No es tan extremo considerar la procrastinación una patología, porque no es tan difícil entrar en un bucle donde el cúmulo de tareas inacabadas y la frustración llevan a un punto en el que seguir procrastinando es la única forma de obtener “minutos de dopamina” (mientras se realiza esa otra tarea). Pero implica seguir incumpliendo plazos, postergando más y más tareas; la sensación de desasosiego se vuelve crónica y conlleva una vida desordenada donde el estrés es el inevitable compañero.

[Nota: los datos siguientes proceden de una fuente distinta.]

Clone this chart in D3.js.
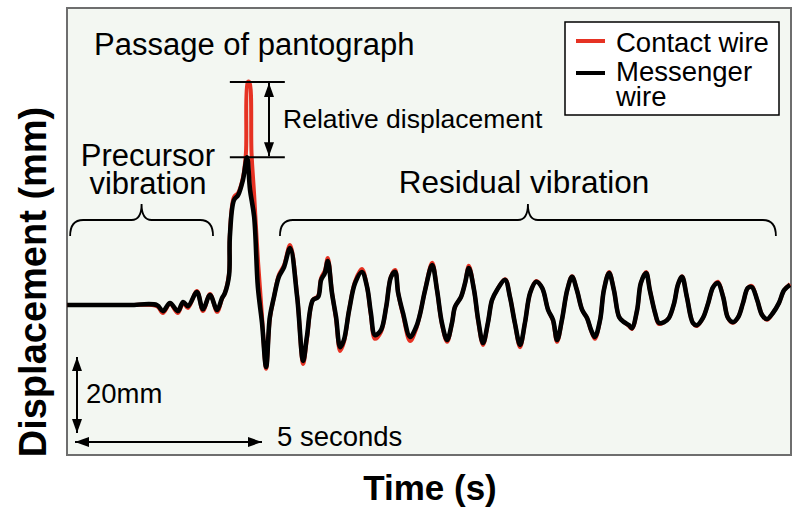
<!DOCTYPE html>
<html><head><meta charset="utf-8">
<script src="https://cdn.jsdelivr.net/npm/d3@7"></script>
<style>
html,body{margin:0;padding:0;background:#fff;}
text{font-family:"Liberation Sans",Arial,Helvetica,sans-serif;}
</style></head>
<body><div id="chart"></div>
<script>
// time (s), displacement (mm)
const messengerWire = [[-0.21,0],[0.67,0],[1.47,0],[2.19,0],[2.35,-1.6],[2.54,0.5],[2.75,-1.6],[2.89,0.8],[3.02,-0.3],[3.26,3.4],[3.42,-1.1],[3.61,2.6],[3.80,-1.3],[3.93,1.8],[4.01,3.2],[4.12,7.9],[4.14,17.9],[4.25,27.6],[4.36,28.9],[4.49,32.9],[4.60,38.9],[4.68,30.3],[4.79,23.2],[4.89,4.7],[5.00,-4.7],[5.11,-16.3],[5.21,-3.2],[5.32,2.1],[5.45,7.4],[5.59,10.0],[5.75,15.0],[5.94,2.1],[6.10,-14.7],[6.20,-8.4],[6.36,1.3],[6.50,2.1],[6.58,6.6],[6.68,8.4],[6.76,11.6],[6.87,3.2],[6.98,-3.2],[7.09,-11.1],[7.19,-9.2],[7.33,-1.3],[7.49,5.8],[7.67,8.7],[7.81,4.7],[7.91,-2.1],[8.02,-7.9],[8.18,-6.6],[8.32,-0.5],[8.45,7.4],[8.56,8.7],[8.64,3.2],[8.77,-2.1],[8.96,-8.4],[9.12,-5.8],[9.22,-2.6],[9.36,3.9],[9.55,10.5],[9.68,3.9],[9.81,-4.7],[9.95,-9.2],[10.08,-4.7],[10.16,-0.5],[10.32,2.1],[10.43,5.8],[10.53,9.7],[10.67,3.9],[10.78,-3.9],[10.91,-10.0],[11.04,-4.7],[11.15,1.3],[11.28,3.9],[11.50,6.6],[11.63,2.1],[11.76,-4.7],[11.90,-10.5],[12.03,-4.7],[12.17,3.2],[12.33,6.1],[12.49,4.5],[12.65,-1.3],[12.78,-3.9],[12.89,-9.2],[13.02,-3.9],[13.16,3.9],[13.29,7.4],[13.42,3.9],[13.56,-1.3],[13.69,-3.4],[13.80,-6.6],[13.90,-8.4],[14.04,-3.9],[14.14,3.9],[14.28,8.4],[14.41,3.9],[14.55,-3.2],[14.68,-4.5],[14.81,-5.3],[14.89,-6.1],[15.03,-1.3],[15.13,5.8],[15.27,8.4],[15.37,3.9],[15.51,-2.1],[15.61,-4.7],[15.75,-4.5],[15.88,-3.4],[16.02,0.5],[16.12,5.3],[16.23,7.4],[16.36,2.1],[16.52,-4.7],[16.63,-5.3],[16.79,-3.4],[16.93,0.5],[17.06,4.7],[17.19,5.8],[17.33,2.1],[17.46,-3.4],[17.59,-4.5],[17.73,-3.2],[17.86,0.5],[17.99,4.5],[18.10,4.7],[18.24,1.3],[18.37,-2.6],[18.50,-3.7],[18.66,-2.1],[18.82,0.5],[18.96,3.9],[19.12,5.3]];

const contactWire = [[-0.21,0],[0.67,0],[1.47,0],[2.19,-0.3],[2.35,-2.1],[2.54,0.3],[2.75,-2.1],[2.89,0.5],[3.02,-0.8],[3.26,3.7],[3.42,-1.6],[3.61,2.9],[3.80,-1.8],[3.93,1.6],[4.01,3.2],[4.12,8.5],[4.14,18.5],[4.25,28.4],[4.36,29.5],[4.49,33.5],[4.57,40],[4.62,58.7],[4.66,58.7],[4.72,40],[4.79,29],[4.89,12],[5.00,-3],[5.11,-16.8],[5.21,-3.6],[5.32,2.1],[5.45,7.9],[5.59,10.5],[5.75,15.8],[5.94,2.4],[6.10,-15.5],[6.20,-9],[6.36,1.3],[6.50,2.4],[6.58,7.1],[6.68,9],[6.76,12.4],[6.87,3.4],[6.98,-3.7],[7.09,-12.1],[7.19,-9.8],[7.33,-1.3],[7.49,6.3],[7.67,9.5],[7.81,4.7],[7.91,-2.6],[8.02,-8.9],[8.18,-7.1],[8.32,-0.5],[8.45,7.6],[8.56,9.2],[8.64,3.2],[8.77,-2.6],[8.96,-9.5],[9.12,-6.3],[9.22,-2.6],[9.36,3.9],[9.55,11.1],[9.68,3.9],[9.81,-5],[9.95,-9.7],[10.08,-4.7],[10.16,-0.5],[10.32,2.1],[10.43,5.8],[10.53,10.3],[10.67,3.9],[10.78,-4.2],[10.91,-10.5],[11.04,-4.7],[11.15,1.3],[11.28,3.9],[11.50,6.8],[11.63,2.1],[11.76,-4.7],[11.90,-11.1],[12.03,-4.7],[12.17,3.2],[12.33,6.3],[12.49,4.5],[12.65,-1.3],[12.78,-4.2],[12.89,-9.7],[13.02,-3.9],[13.16,3.9],[13.29,7.6],[13.42,3.9],[13.56,-1.3],[13.69,-3.4],[13.80,-6.8],[13.90,-8.9],[14.04,-3.9],[14.14,3.9],[14.28,8.7],[14.41,3.9],[14.55,-3.2],[14.68,-4.5],[14.81,-5.5],[14.89,-6.3],[15.03,-1.3],[15.13,5.8],[15.27,8.7],[15.37,3.9],[15.51,-2.1],[15.61,-5],[15.75,-4.5],[15.88,-3.4],[16.02,0.5],[16.12,5.3],[16.23,7.6],[16.36,2.1],[16.52,-4.7],[16.63,-5.5],[16.79,-3.4],[16.93,0.5],[17.06,4.7],[17.19,6.1],[17.33,2.1],[17.46,-3.4],[17.59,-4.7],[17.73,-3.2],[17.86,0.5],[17.99,4.5],[18.10,5],[18.24,1.3],[18.37,-2.6],[18.50,-3.9],[18.66,-2.1],[18.82,0.5],[18.96,3.9],[19.12,5.5]];

const seriesNames = ["Contact wire", "Messenger wire"];
const scaleBarTime = [0, 5];          // "5 seconds"
const scaleBarDisp = [-13.7, -33.7];  // "20mm"
const precursorSpan = [-0.13, 3.69];
const residualSpan = [5.48, 18.74];
const relDispTimes = [4.14, 5.61];
const peakContact = 58.7, peakMessenger = 38.9;

const W = 800, H = 520;
const plot = {l: 67, r: 791, t: 8, b: 455};
const x = d3.scaleLinear().domain([-0.214, 19.144]).range([plot.l, plot.r]);
const y = d3.scaleLinear().domain([-39.47, 78.16]).range([plot.b, plot.t]);

const svg = d3.select("#chart").append("svg").attr("width", W).attr("height", H);
const defs = svg.append("defs");
defs.append("marker").attr("id","ah").attr("viewBox","0 0 14 10").attr("refX",14).attr("refY",5)
  .attr("markerWidth",14).attr("markerHeight",10).attr("markerUnits","userSpaceOnUse").attr("orient","auto-start-reverse")
  .append("path").attr("d","M0,0 L14,5 L0,10 Z").attr("fill","#000");
defs.append("clipPath").attr("id","clip").append("rect")
  .attr("x",plot.l).attr("y",plot.t).attr("width",plot.r-plot.l).attr("height",plot.b-plot.t);

svg.append("rect").attr("x",plot.l).attr("y",plot.t).attr("width",plot.r-plot.l).attr("height",plot.b-plot.t)
  .attr("fill","#f3f7f2").attr("stroke","#6e6e6e").attr("stroke-width",2);

const line = d3.line().x(d=>x(d[0])).y(d=>y(d[1])).curve(d3.curveCatmullRom.alpha(0.5));
const g = svg.append("g").attr("clip-path","url(#clip)");
g.append("path").datum(contactWire).attr("d",line).attr("fill","none").attr("stroke","#e63223")
  .attr("stroke-width",4).attr("stroke-linejoin","round");
g.append("path").datum(messengerWire).attr("d",line).attr("fill","none").attr("stroke","#000")
  .attr("stroke-width",4.6).attr("stroke-linejoin","round");

// annotations
const ann = svg.append("g");
ann.append("text").attr("x",94).attr("y",55).attr("font-size",31).text("Passage of pantograph");

[peakContact, peakMessenger].forEach(v=>{
  ann.append("line").attr("x1",x(relDispTimes[0])).attr("x2",x(relDispTimes[1]))
    .attr("y1",y(v)).attr("y2",y(v)).attr("stroke","#000").attr("stroke-width",2);
});
ann.append("line").attr("x1",269).attr("x2",269).attr("y1",y(peakContact)+1).attr("y2",y(peakMessenger)-1)
  .attr("stroke","#000").attr("stroke-width",2).attr("marker-start","url(#ah)").attr("marker-end","url(#ah)");
ann.append("text").attr("x",283).attr("y",128).attr("font-size",26.5).text("Relative displacement");

function brace(x1, x2, xm){
  const yb = 236, yh = 220, yt = 204;
  return `M${x1},${yb} Q${x1},${yh} ${x1+13},${yh} L${xm-10},${yh} Q${xm},${yh} ${xm},${yt} Q${xm},${yh} ${xm+10},${yh} L${x2-13},${yh} Q${x2},${yh} ${x2},${yb}`;
}
ann.append("path").attr("d",brace(x(precursorSpan[0]),x(precursorSpan[1]),(x(precursorSpan[0])+x(precursorSpan[1]))/2))
  .attr("fill","none").attr("stroke","#000").attr("stroke-width",1.8);
ann.append("path").attr("d",brace(x(residualSpan[0]),x(residualSpan[1]),(x(residualSpan[0])+x(residualSpan[1]))/2))
  .attr("fill","none").attr("stroke","#000").attr("stroke-width",1.8);

ann.append("text").attr("x",148).attr("y",166).attr("font-size",31).attr("text-anchor","middle").text("Precursor");
ann.append("text").attr("x",148).attr("y",194).attr("font-size",31).attr("text-anchor","middle").text("vibration");
ann.append("text").attr("x",524).attr("y",193).attr("font-size",31.5).attr("text-anchor","middle").text("Residual vibration");

// scale bars
ann.append("line").attr("x1",77).attr("x2",77).attr("y1",y(scaleBarDisp[0])).attr("y2",y(scaleBarDisp[1]))
  .attr("stroke","#000").attr("stroke-width",2).attr("marker-start","url(#ah)").attr("marker-end","url(#ah)");
ann.append("text").attr("x",86).attr("y",403).attr("font-size",27.5).text("20mm");
ann.append("line").attr("x1",x(scaleBarTime[0])).attr("x2",x(scaleBarTime[1])).attr("y1",442).attr("y2",442)
  .attr("stroke","#000").attr("stroke-width",2).attr("marker-start","url(#ah)").attr("marker-end","url(#ah)");
ann.append("text").attr("x",277).attr("y",446).attr("font-size",27.5).text("5 seconds");

// legend
const lg = svg.append("g");
lg.append("rect").attr("x",565).attr("y",22).attr("width",214).attr("height",93)
  .attr("fill","#fff").attr("stroke","#000").attr("stroke-width",1.5);
lg.append("line").attr("x1",576).attr("x2",605).attr("y1",41).attr("y2",41).attr("stroke","#e63223").attr("stroke-width",4);
lg.append("line").attr("x1",576).attr("x2",605).attr("y1",73).attr("y2",73).attr("stroke","#000").attr("stroke-width",4);
lg.append("text").attr("x",616).attr("y",52).attr("font-size",27.5).text(seriesNames[0]);
lg.append("text").attr("x",616).attr("y",81).attr("font-size",27.5).text("Messenger");
lg.append("text").attr("x",616).attr("y",106).attr("font-size",27.5).text("wire");

// axis titles
svg.append("text").attr("x",430).attr("y",500).attr("text-anchor","middle").attr("font-size",35)
  .attr("font-weight","bold").text("Time (s)");
svg.append("text").attr("transform","translate(46,282) rotate(-90)").attr("text-anchor","middle")
  .attr("font-size",38).attr("font-weight","bold").text("Displacement (mm)");
</script></body></html>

Procrastinar: menor productividad
Todos los aspectos del día a día son susceptibles de ser procrastinados: las tareas domésticas y las del puesto de trabajo. Procrastinar implica posponer aquellas que son menos agradables, porque son aburridas, requieren mayor concentración, mayor tiempo de ejecución, mover más recursos; o simplemente, porque son más complicadas.
A ese rechazo por una determinada tarea se une el factor tiempo: cuándo es el plazo de entrega. Las tareas con fecha de entrega indefinida, suelen ser las más procrastinadas.
España está a la cola de la Unión Europea en niveles de productividad laboral. En un estudio reciente, Sage estima que la baja productividad en el trabajo tiene un impacto negativo a nivel mundial de unos 500.000 millones cada año. Concretamente, de los doce países sometidos a examen, en España es donde más tiempo se pierde en el puesto de trabajo, lo que representa unas pérdidas de 35.000 millones al año. Sage apunta a la escasa inversión española en I+D+i, de solo el 1,2% del PIB, muy inferior al 2% alcanzado por otros países europeos.
En Estados Unidos otro estudio, en este caso realizado por la consultora Proudfoot, apuntaba a un sobrecoste de 33 días al año por cada trabajador improductivo. Lógicamente hay múltiples causas que justifican el tiempo perdido en el trabajo, pero una de ellas es indiscutiblemente la procrastinación de algunos trabajadores.
Procrastinar: menor capacidad para ahorrar
Dejar pasar los días sin fijar los objetivos de ahorro a corto y largo plazo también es procrastinar. Y es igualmente muy dañino, aunque en este caso para las finanzas personales y para las del hogar.
Es tan cómodo como irresponsable dedicar más de ocho horas al trabajo (y otras cuantas atareados en casa) para gastar todo sin control y acabar recurriendo a créditos innecesarios. ¿No sería más fácil tener una visión global de nuestra cuenta corriente, qué ingresamos cada mes y cuánto gastamos, sin olvidar los posibles ingresos y gastos extraordinarios? Suena sencillo y fácil de llevar a cabo, pero lo primero que se necesita es determinación y no procrastinar las decisiones financieras.
Procrastinar el control financiero pronto puede desembocar en el desastre económico del hogar. Y todo empieza por posponer el momento de sentarse delante de las cuentas del banco para establecer qué porcentaje de ahorro debemos cumplir cada mes (por ejemplo, lograr un 10 o 20% de los ingresos) y un objetivo de ahorro (cambiar electrodomésticos, para algún imprevisto, para los estudios de los hijos, etc.)
Igual de inconsciente es procrastinar la búsqueda de un producto de inversión que nos permita (al menos) mantener el poder adquisitivo de nuestros ahorros. De nada sirve tirar balones fuera excusándose en que los depósitos ya no dan nada; cuando existen otras formas de invertir, donde asumiendo un determinado riesgo es probable obtener una rentabilidad. Procrastinar la inversión o dejar quietos los ahorros por miedo a perderlos es una falacia: el dinero en la cuenta corriente, con el paso de los años, vale menos. Mientras el dinero está ahí estancado al 0%, todo lo que puede comprar ese dinero sigue subiendo de precio, como efecto irremediable de la inflación.